■ Problem description
Skip every picture, and extract verbatim the lines from the line containing "Write the TikZ code for this diagram." to the line containing "(t4) at (1138,33)", both lines included.

■ Material

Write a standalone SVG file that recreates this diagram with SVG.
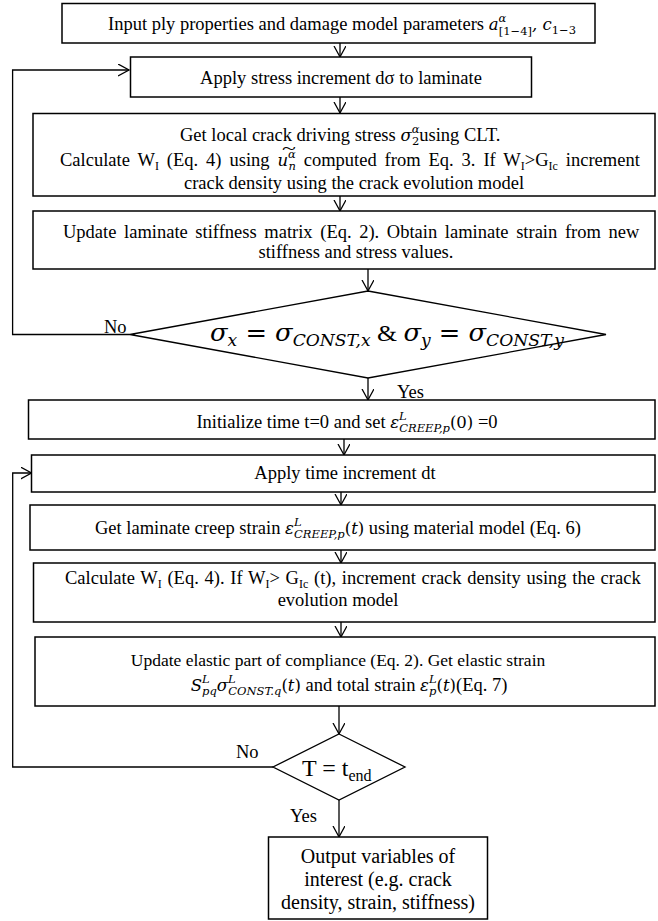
<svg xmlns="http://www.w3.org/2000/svg" width="658" height="921" viewBox="0 0 658 921">
<defs>
<marker id="ah" markerUnits="userSpaceOnUse" markerWidth="14" markerHeight="14" refX="11" refY="6" orient="auto">
<path d="M0,0 L11,6 L0,12" fill="none" stroke="#000" stroke-width="1.3"/>
</marker>
<style>
.box{fill:#fff;stroke:#000;stroke-width:1.5}
.dia{fill:#fff;stroke:#000;stroke-width:1.3}
.c{fill:none;stroke:#000;stroke-width:1.3}
.t{font-family:"Liberation Serif","Times New Roman",serif;font-size:18.5px;fill:#000}
.tc{text-anchor:middle}
.s{font-size:12px}
.m{font-family:"DejaVu Serif",serif;font-style:italic;font-size:16.5px}
.ms{font-family:"DejaVu Serif",serif;font-style:italic;font-size:11.5px}
.up{font-style:normal}
.big{font-size:20px}
.dm{font-family:"DejaVu Serif",serif;font-style:italic;font-size:24px}
.ds{font-size:16px}
</style>
</defs>
<rect width="658" height="921" fill="#fff"/>
<g id="connectors">
<line class="c" x1="340" y1="43" x2="340" y2="57" marker-end="url(#ah)"/>
<line class="c" x1="340" y1="97" x2="340" y2="113" marker-end="url(#ah)"/>
<line class="c" x1="340" y1="196" x2="340" y2="211" marker-end="url(#ah)"/>
<line class="c" x1="368" y1="269" x2="368" y2="291" marker-end="url(#ah)"/>
<polyline class="c" points="130,334.5 12.6,334.5 12.6,70 129,70" marker-end="url(#ah)"/>
<line class="c" x1="368" y1="378" x2="368" y2="400" marker-end="url(#ah)"/>
<line class="c" x1="344" y1="439" x2="344" y2="455" marker-end="url(#ah)"/>
<line class="c" x1="341" y1="492" x2="341" y2="505" marker-end="url(#ah)"/>
<line class="c" x1="341" y1="550" x2="341" y2="563" marker-end="url(#ah)"/>
<line class="c" x1="341" y1="622" x2="341" y2="637" marker-end="url(#ah)"/>
<line class="c" x1="339" y1="706" x2="339" y2="734" marker-end="url(#ah)"/>
<polyline class="c" points="273,767 12.7,767 12.7,473 31.5,473" marker-end="url(#ah)"/>
<line class="c" x1="339" y1="800" x2="339" y2="837" marker-end="url(#ah)"/>
</g>
<g id="n1">
<rect class="box" x="62" y="3.5" width="533" height="39.5"/>
<text class="t" x="108" y="30">Input ply properties and damage model parameters <tspan class="m">a</tspan><tspan class="ms" dy="-8">α</tspan><tspan class="ms up" dx="-7.5" dy="13">[1−4]</tspan><tspan class="m" dy="-5">, c</tspan><tspan class="ms up" dy="4">1−3</tspan></text>
</g>
<g id="n2">
<rect class="box" x="130.5" y="57" width="401" height="40"/>
<text class="t tc" x="341" y="84">Apply stress increment dσ to laminate</text>
</g>
<g id="n3">
<rect class="box" x="33" y="113.5" width="622" height="82.5"/>
<text class="t" x="180" y="141">Get local crack driving stress <tspan class="m">σ</tspan><tspan class="ms" dy="-8">α</tspan><tspan class="ms up" dx="-7.5" dy="12">2</tspan><tspan dy="-4">using CLT.</tspan></text>
<text class="t" x="60" y="166" style="word-spacing:3.3px">Calculate W<tspan class="s" dy="4">I</tspan><tspan dy="-4"> (Eq. 4) using </tspan><tspan class="m">u</tspan><tspan class="ms" dy="-8">α</tspan><tspan class="ms" dx="-7.5" dy="12">n</tspan><tspan dy="-4"> computed from Eq. 3. If W</tspan><tspan class="s" dy="4">I</tspan><tspan dy="-4">&gt;G</tspan><tspan class="s" dy="4">Ic</tspan><tspan dy="-4"> increment</tspan></text>
<text class="t" transform="translate(289,154) scale(1.6,1)" x="0" y="0" text-anchor="middle" style="font-size:16px">~</text>
<text class="t tc" x="354" y="189">crack density using the crack evolution model</text>
</g>
<g id="n4">
<rect class="box" x="33" y="211" width="622" height="58"/>
<text class="t" x="63" y="238" style="word-spacing:3px">Update laminate stiffness matrix (Eq. 2). Obtain laminate strain from new</text>
<text class="t tc" x="356" y="258">stiffness and stress values.</text>
</g>
<g id="d1">
<polygon class="dia" points="368,291 606,334.5 368,378 130,334.5"/>
<text class="dm" x="210" y="341" textLength="354" lengthAdjust="spacingAndGlyphs">σ<tspan class="ds" dy="5">x</tspan><tspan class="up" dy="-5"> = </tspan>σ<tspan class="ds" dy="5">CONST,x</tspan><tspan dy="-5" style="font-family:'Liberation Serif',serif;font-style:normal"> &amp; </tspan>σ<tspan class="ds" dy="5">y</tspan><tspan class="up" dy="-5"> = </tspan>σ<tspan class="ds" dy="5">CONST,y</tspan></text>
<text class="t" x="104" y="333">No</text>
<text class="t" x="397" y="398">Yes</text>
</g>
<g id="n5">
<rect class="box" x="28.5" y="400" width="626.5" height="39"/>
<text class="t tc" x="347" y="428">Initialize time t=0 and set <tspan class="m">ε</tspan><tspan class="ms" dy="-8">L</tspan><tspan class="ms" dx="-7.5" dy="12">CREEP,p</tspan><tspan class="m up" dy="-4">(0)</tspan> =0</text>
</g>
<g id="n6">
<rect class="box" x="31.5" y="455" width="623.5" height="37"/>
<text class="t tc" x="345" y="479">Apply time increment dt</text>
</g>
<g id="n7">
<rect class="box" x="30" y="505" width="625" height="45"/>
<text class="t tc" x="338" y="534">Get laminate creep strain <tspan class="m">ε</tspan><tspan class="ms" dy="-8">L</tspan><tspan class="ms" dx="-7.5" dy="12">CREEP,p</tspan><tspan class="m up" dy="-4">(</tspan><tspan class="m">t</tspan><tspan class="m up">)</tspan> using material model (Eq. 6)</text>
</g>
<g id="n8">
<rect class="box" x="33.5" y="563" width="621.5" height="59"/>
<text class="t" x="65" y="584" style="word-spacing:1.1px">Calculate W<tspan class="s" dy="4">I</tspan><tspan dy="-4"> (Eq. 4). If W</tspan><tspan class="s" dy="4">I</tspan><tspan dy="-4">&gt; G</tspan><tspan class="s" dy="4">Ic</tspan><tspan dy="-4"> (t), increment crack density using the crack</tspan></text>
<text class="t tc" x="338" y="606">evolution model</text>
</g>
<g id="n9">
<rect class="box" x="35" y="637" width="620" height="69"/>
<text class="t tc" x="338" y="666" style="font-size:17.5px">Update elastic part of compliance (Eq. 2). Get elastic strain</text>
<text class="t tc" x="349" y="691"><tspan class="m">S</tspan><tspan class="ms" dy="-8">L</tspan><tspan class="ms" dx="-7.5" dy="12">pq</tspan><tspan class="m" dy="-4">σ</tspan><tspan class="ms" dy="-8">L</tspan><tspan class="ms" dx="-7.5" dy="12">CONST.q</tspan><tspan class="m up" dy="-4">(</tspan><tspan class="m">t</tspan><tspan class="m up">)</tspan> and total strain <tspan class="m">ε</tspan><tspan class="ms" dy="-8">L</tspan><tspan class="ms" dx="-7.5" dy="12">p</tspan><tspan class="m up" dy="-4">(</tspan><tspan class="m">t</tspan><tspan class="m up">)</tspan>(Eq. 7)</text>
</g>
<g id="d2">
<polygon class="dia" points="339,734 405,767 339,800 273,767"/>
<text class="t" x="302" y="776" style="font-size:24px">T = t<tspan class="ds" dy="5">end</tspan></text>
<text class="t" x="236" y="758">No</text>
<text class="t" x="290" y="822">Yes</text>
</g>
<g id="n10">
<rect class="box" x="268.5" y="837" width="219" height="82"/>
<text class="t tc big" x="378" y="863">Output variables of</text>
<text class="t tc big" x="378" y="886">interest (e.g. crack</text>
<text class="t tc big" x="378" y="909">density, strain, stiffness)</text>
</g>
</svg>
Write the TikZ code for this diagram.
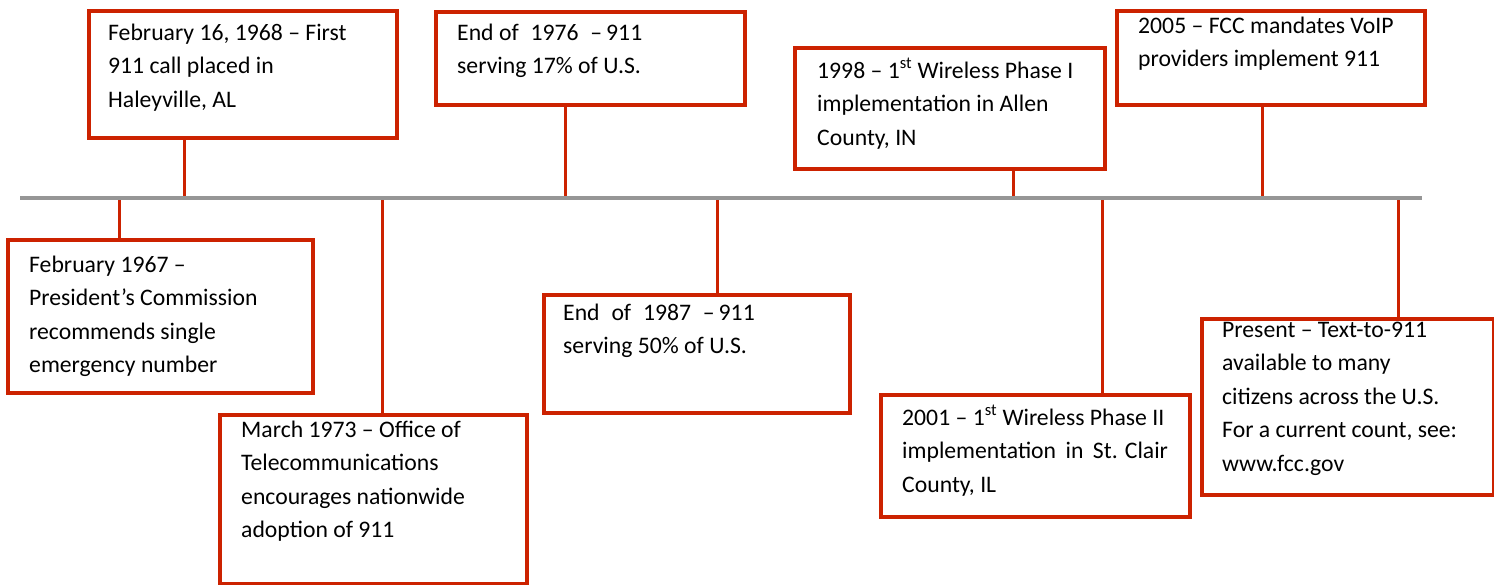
\documentclass[tikz,border=0pt]{standalone}
\usepackage{fontspec}
\setmainfont{Carlito}
\definecolor{evred}{RGB}{204,34,0}
\definecolor{tlgray}{RGB}{150,150,150}
\newcommand{\evfont}{\fontsize{23.7}{33.5}\selectfont}
\newcommand{\evlines}[1]{\parbox[t]{290pt}{\raggedright #1}}
\begin{document}
\begin{tikzpicture}[x=1pt, y=-1pt]
  \tikzstyle{evbox}=[draw=evred, line width=3.5pt, fill=white, anchor=north west, inner sep=0pt]
  \tikzstyle{evtext}=[anchor=base west, inner sep=0pt, font=\evfont]
  \tikzstyle{link}=[draw=evred, line width=3pt]

  \useasboundingbox (0,0) rectangle (1494,584);

  % timeline
  \coordinate (tl0) at (20,198);
  \coordinate (tl1) at (1422,198);

  % events above the line
  \node[evbox, minimum width=308pt, minimum height=127pt] (e1) at (87,9) {};
  \node[evtext] (t1) at (108,40) {\evlines{February 16, 1968 -- First\\911 call placed in\\Haleyville, AL}};
  \node[evbox, minimum width=309pt, minimum height=93pt] (e2) at (434,10) {};
  \node[evtext] (t2) at (457,40) {\evlines{End of\hspace{0.5em}1976\hspace{0.5em}--\,911\\serving 17\% of U.S.}};
  \node[evbox, minimum width=310pt, minimum height=121pt] (e3) at (793,46) {};
  \node[evtext] (t3) at (817,78) {\evlines{1998 -- 1\textsuperscript{st} Wireless Phase I\\implementation in Allen\\County, IN}};
  \node[evbox, minimum width=308pt, minimum height=94pt] (e4) at (1115,9) {};
  \node[evtext] (t4) at (1138,33) {\evlines{2005 -- FCC mandates VoIP\\providers implement 911}};

  % events below the line
  \node[evbox, minimum width=305pt, minimum height=153pt] (e5) at (6,238) {};
  \node[evtext] (t5) at (29,272) {\evlines{February 1967 --\\President's Commission\\recommends single\\emergency number}};
  \node[evbox, minimum width=307pt, minimum height=169pt] (e6) at (218,413) {};
  \node[evtext] (t6) at (241,437) {\evlines{March 1973 -- Office of\\Telecommunications\\encourages nationwide\\adoption of 911}};
  \node[evbox, minimum width=306pt, minimum height=118pt] (e7) at (542,293) {};
  \node[evtext] (t7) at (563,320) {\evlines{End\hspace{0.5em}of\hspace{0.5em}1987\hspace{0.5em}--\,911\\serving 50\% of U.S.}};
  \node[evbox, minimum width=309pt, minimum height=122pt] (e8) at (879,393) {};
  \node[evtext] (t8) at (902,425) {\evlines{2001 -- 1\textsuperscript{st} Wireless Phase II\\implementation\hspace{0.4em}in\hspace{0.4em}St. Clair\\County, IL}};
  \node[evbox, minimum width=292pt, minimum height=176pt] (e9) at (1200,317) {};
  \node[evtext] (t9) at (1222,337) {\evlines{Present -- Text-to-911\\available to many\\citizens across the U.S.\\For a current count, see:\\www.fcc.gov}};

  % connectors
  \coordinate (p1) at (184,198);
  \coordinate (p2) at (565,198);
  \coordinate (p3) at (1013,198);
  \coordinate (p4) at (1262,198);
  \coordinate (p5) at (119,198);
  \coordinate (p6) at (382,198);
  \coordinate (p7) at (717,198);
  \coordinate (p8) at (1102,198);
  \coordinate (p9) at (1398,198);

  \path[link] (p1) -- (p1 |- e1.south);
  \path[link] (p2) -- (p2 |- e2.south);
  \path[link] (p3) -- (p3 |- e3.south);
  \path[link] (p4) -- (p4 |- e4.south);
  \path[link] (p5) -- (p5 |- e5.north);
  \path[link] (p6) -- (p6 |- e6.north);
  \path[link] (p7) -- (p7 |- e7.north);
  \path[link] (p8) -- (p8 |- e8.north);
  \path[link] (p9) -- (p9 |- e9.north);

  \draw[tlgray, line width=4pt] (tl0) -- (tl1);

\end{tikzpicture}
\end{document}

■ Solution to this exercise
Write the TikZ code for this diagram.
\documentclass[tikz,border=0pt]{standalone}
\usepackage{fontspec}
\setmainfont{Carlito}
\definecolor{evred}{RGB}{204,34,0}
\definecolor{tlgray}{RGB}{150,150,150}
\newcommand{\evfont}{\fontsize{23.7}{33.5}\selectfont}
\newcommand{\evlines}[1]{\parbox[t]{290pt}{\raggedright #1}}
\begin{document}
\begin{tikzpicture}[x=1pt, y=-1pt]
  \tikzstyle{evbox}=[draw=evred, line width=3.5pt, fill=white, anchor=north west, inner sep=0pt]
  \tikzstyle{evtext}=[anchor=base west, inner sep=0pt, font=\evfont]
  \tikzstyle{link}=[draw=evred, line width=3pt]

  \useasboundingbox (0,0) rectangle (1494,584);

  % timeline
  \coordinate (tl0) at (20,198);
  \coordinate (tl1) at (1422,198);

  % events above the line
  \node[evbox, minimum width=308pt, minimum height=127pt] (e1) at (87,9) {};
  \node[evtext] (t1) at (108,40) {\evlines{February 16, 1968 -- First\\911 call placed in\\Haleyville, AL}};
  \node[evbox, minimum width=309pt, minimum height=93pt] (e2) at (434,10) {};
  \node[evtext] (t2) at (457,40) {\evlines{End of\hspace{0.5em}1976\hspace{0.5em}--\,911\\serving 17\% of U.S.}};
  \node[evbox, minimum width=310pt, minimum height=121pt] (e3) at (793,46) {};
  \node[evtext] (t3) at (817,78) {\evlines{1998 -- 1\textsuperscript{st} Wireless Phase I\\implementation in Allen\\County, IN}};
  \node[evbox, minimum width=308pt, minimum height=94pt] (e4) at (1115,9) {};
  \node[evtext] (t4) at (1138,33) {\evlines{2005 -- FCC mandates VoIP\\providers implement 911}};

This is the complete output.